张正民怀疑艺术家的逆反是否都会对艺术史有所帮助,以至他提醒,“逆反的深度与浅薄性同在。” 经过了非此即彼的时期,画家还是相信现实本身的重要性。可是,选择回到现实的理由是“去切实地体会人类内心的需要和欲望”,在不断的尝试中,“或许,传统的笔墨关系在现实的话语下能给我们带来新的意义”。这样的结论不是我们判断画家艺术的理由,但可以肯定的是,那些不安宁的形象也许就是现实本身的问题。

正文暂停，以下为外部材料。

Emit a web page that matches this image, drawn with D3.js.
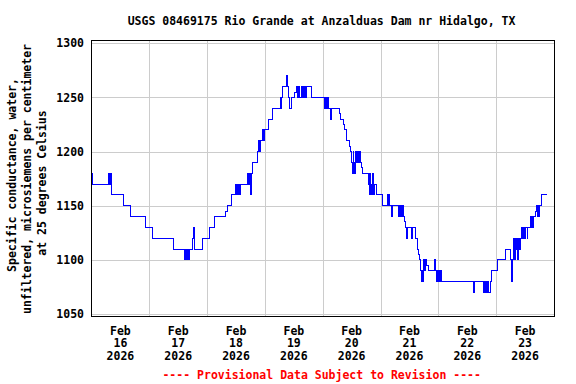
<!DOCTYPE html>
<html>
<head>
<meta charset="utf-8">
<script src="https://cdn.jsdelivr.net/npm/d3@7"></script>
<style>
  html, body { margin: 0; padding: 0; background: #fff; }
  svg { display: block; }
  text { font-family: "DejaVu Sans Mono", "Liberation Mono", monospace; font-weight: bold; font-size: 11.5px; fill: #000; }
</style>
</head>
<body>
<svg id="chart" width="576" height="384"></svg>
<script>
// ---- data (hours after 2026-02-16 00:00, value in microsiemens/cm) ----
const hours = [
  0.0, 0.25, 7.2, 7.6, 7.9, 8.1, 13.4, 16.2, 22.4, 25.4, 34.2,
  38.8, 39.2, 39.4, 39.8, 40.3, 40.8, 41.9, 42.4, 42.8, 45.9, 49.1, 51.1, 55.6, 56.3,
  58.3, 59.7, 60.0, 60.3, 60.7, 61.1, 61.5, 61.7, 64.9, 65.3, 65.6, 65.9, 66.1, 66.4, 66.9,
  69.0, 69.4, 69.7, 70.0, 70.8, 71.1, 71.4, 71.6, 71.9, 73.5, 75.1,
  78.4, 78.7, 78.9, 79.3, 80.9, 81.3, 81.8, 82.4, 83.1, 84.3, 85.3, 85.6, 86.0, 86.4,
  87.1, 87.4, 88.1, 88.3, 88.6, 88.9, 89.2, 91.2,
  96.6, 97.1, 97.5, 97.9, 98.4, 99.1, 99.5, 103.0, 103.5, 104.6, 105.1, 106.0, 107.0, 107.4,
  108.1, 108.4, 108.7, 108.9, 109.2, 109.5, 109.8, 110.2, 110.5, 110.8, 111.1, 111.5, 112.0, 112.7,
  115.0, 115.3, 115.6, 115.8, 116.1, 116.4, 116.7, 116.9, 117.4, 118.5, 120.8,
  122.8, 123.2, 123.4, 123.7, 124.7, 125.0, 127.4, 127.7, 128.0, 128.3, 128.6, 128.9,
  129.5, 129.9, 130.2, 130.9, 131.2, 133.0, 133.4, 134.6, 135.4, 135.7, 136.1,
  136.6, 136.8, 137.1, 137.4, 137.8, 138.2, 138.8, 139.2, 139.9, 142.4, 142.9,
  143.4, 143.6, 143.9, 144.2, 144.4, 144.7, 145.1, 158.5, 159.0,
  162.7, 163.0, 163.3, 163.5, 163.8, 164.1, 164.4, 164.8, 165.0, 165.5, 166.1, 168.6, 171.7,
  174.0, 174.3, 174.5, 174.7, 175.0, 175.3, 175.6, 175.9, 176.2, 176.4, 176.8, 177.1, 177.5, 177.9,
  178.6, 178.9, 179.2, 179.5, 179.7, 180.0, 180.3, 180.9, 181.2,
  182.3, 182.6, 182.9, 183.2, 183.4, 184.4, 184.8, 185.1, 185.5, 185.8, 186.1, 186.9, 189.0
];
const values = [
  1180, 1170, 1180, 1170, 1180, 1160, 1150, 1140, 1130, 1120, 1110,
  1100, 1110, 1100, 1110, 1100, 1110, 1120, 1130, 1110, 1120, 1130, 1140, 1145, 1150,
  1160, 1170, 1160, 1170, 1160, 1170, 1160, 1170, 1180, 1170, 1180, 1170, 1160, 1180, 1190,
  1200, 1210, 1200, 1210, 1220, 1210, 1220, 1210, 1220, 1230, 1240,
  1250, 1240, 1250, 1260, 1270, 1260, 1250, 1240, 1250, 1255, 1260, 1250, 1260, 1250,
  1260, 1250, 1260, 1250, 1260, 1250, 1260, 1250,
  1240, 1250, 1240, 1250, 1240, 1230, 1240, 1235, 1230, 1225, 1220, 1210, 1205, 1200,
  1190, 1180, 1200, 1180, 1190, 1180, 1200, 1190, 1200, 1190, 1200, 1190, 1185, 1180,
  1170, 1160, 1180, 1160, 1170, 1160, 1180, 1160, 1170, 1160, 1150,
  1160, 1150, 1160, 1150, 1140, 1150, 1140, 1150, 1140, 1150, 1140, 1150,
  1140, 1135, 1130, 1120, 1130, 1120, 1130, 1120, 1110, 1105, 1100,
  1090, 1080, 1090, 1080, 1100, 1090, 1100, 1095, 1090, 1100, 1090,
  1080, 1090, 1080, 1090, 1080, 1090, 1080, 1070, 1080,
  1070, 1080, 1070, 1080, 1070, 1080, 1070, 1080, 1070, 1080, 1090, 1100, 1110,
  1100, 1090, 1080, 1100, 1110, 1120, 1100, 1120, 1110, 1120, 1100, 1120, 1110, 1120,
  1130, 1120, 1130, 1120, 1130, 1120, 1130, 1120, 1130,
  1140, 1130, 1140, 1130, 1140, 1145, 1150, 1140, 1150, 1140, 1150, 1160, 1160
];
const yTicks = [1050, 1100, 1150, 1200, 1250, 1300];
const dayLabels = ["16", "17", "18", "19", "20", "21", "22", "23"];
const monthLabel = "Feb";
const yearLabel = "2026";
const titleText = "USGS 08469175 Rio Grande at Anzalduas Dam nr Hidalgo, TX";
const yTitleLines = ["Specific conductance, water,", "unfiltered, microsiemens per centimeter", "at 25 degrees Celsius"];
const footerText = "---- Provisional Data Subject to Revision ----";

// ---- layout ----
const svg = d3.select("#chart");
const L = 91.5, R = 554, T = 40, B = 316;
const t0 = Date.UTC(2026, 1, 16, 0, 0);
const t1 = Date.UTC(2026, 1, 24, 0, 0);

const x = d3.scaleUtc().domain([new Date(t0), new Date(t1)]).range([L, R]);
const y = d3.scaleLinear().domain([1050, 1300]).range([314, 43.3]);

const data = hours.map((h, i) => ({ t: new Date(t0 + h * 3600e3), v: values[i] }));

// grid
const g = svg.append("g");
const midnights = d3.utcDay.range(new Date(t0 + 1), new Date(t1));
g.selectAll("line.vg").data(midnights).enter().append("line")
  .attr("x1", d => Math.round(x(d)) + 0.5).attr("x2", d => Math.round(x(d)) + 0.5)
  .attr("y1", T).attr("y2", B)
  .attr("stroke", "#cccccc").attr("stroke-width", 1);
g.selectAll("line.hg").data(yTicks).enter().append("line")
  .attr("x1", L).attr("x2", R)
  .attr("y1", d => Math.round(y(d)) + 0.5).attr("y2", d => Math.round(y(d)) + 0.5)
  .attr("stroke", "#cccccc").attr("stroke-width", 1);

// data line
const line = d3.line().x(d => x(d.t)).y(d => y(d.v)).curve(d3.curveStepAfter);
svg.append("path").datum(data)
  .attr("d", line)
  .attr("fill", "none").attr("stroke", "#0000ff").attr("stroke-width", 1)
  .attr("shape-rendering", "crispEdges");

// frame
svg.append("rect").attr("x", L).attr("y", T + 0.5).attr("width", R - L).attr("height", B - T)
  .attr("fill", "none").attr("stroke", "#000").attr("stroke-width", 1)
  .attr("shape-rendering", "crispEdges");

// y tick labels
svg.selectAll("text.yt").data(yTicks).enter().append("text")
  .attr("x", 84).attr("y", d => y(d)).attr("dy", "0.36em")
  .attr("text-anchor", "end").text(d => d);

// x tick labels (at noon of each day)
const noons = d3.utcDay.range(new Date(t0), new Date(t1)).map(d => new Date(+d + 12 * 3600e3));
const xl = svg.selectAll("g.xl").data(noons).enter().append("g");
xl.append("text").attr("x", d => x(d)).attr("y", 334.5).attr("text-anchor", "middle").text(monthLabel);
xl.append("text").attr("x", d => x(d)).attr("y", 347.2).attr("text-anchor", "middle").text((d, i) => dayLabels[i]);
xl.append("text").attr("x", d => x(d)).attr("y", 360).attr("text-anchor", "middle").text(yearLabel);

// title
svg.append("text").attr("x", 321.5).attr("y", 24.5).attr("text-anchor", "middle").text(titleText);

// y axis title
const yCenters = [175, 179, 183];
const yBase = [15.5, 30.5, 45.5];
yTitleLines.forEach((s, i) => {
  svg.append("text")
    .attr("transform", `translate(${yBase[i]},${yCenters[i]}) rotate(-90)`)
    .attr("text-anchor", "middle").text(s);
});

// footer
svg.append("text").attr("x", 321.7).attr("y", 378.8).attr("text-anchor", "middle")
  .style("fill", "#ff0000").text(footerText);
</script>
</body>
</html>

幽雅的传统戏曲让我们仍然记忆犹新,可是在刘红沛的水墨戏剧人物画里,笔在自由的走动中保留的那些图案与饰物仍然是一种不得已的对过去的提示。

事实上,感知的世界与领悟的世界统统都与过去有关,我们今天的心境在根本上与古人没有什么不同,因为,我们与古人面临的灵魂问题的确是大同小异。因此,无论我们每个人的经历有怎样的不同,在我看来,心境的延异仍与古人同。就画家而言,笔墨不过是每个人选择修行的具体方式而已。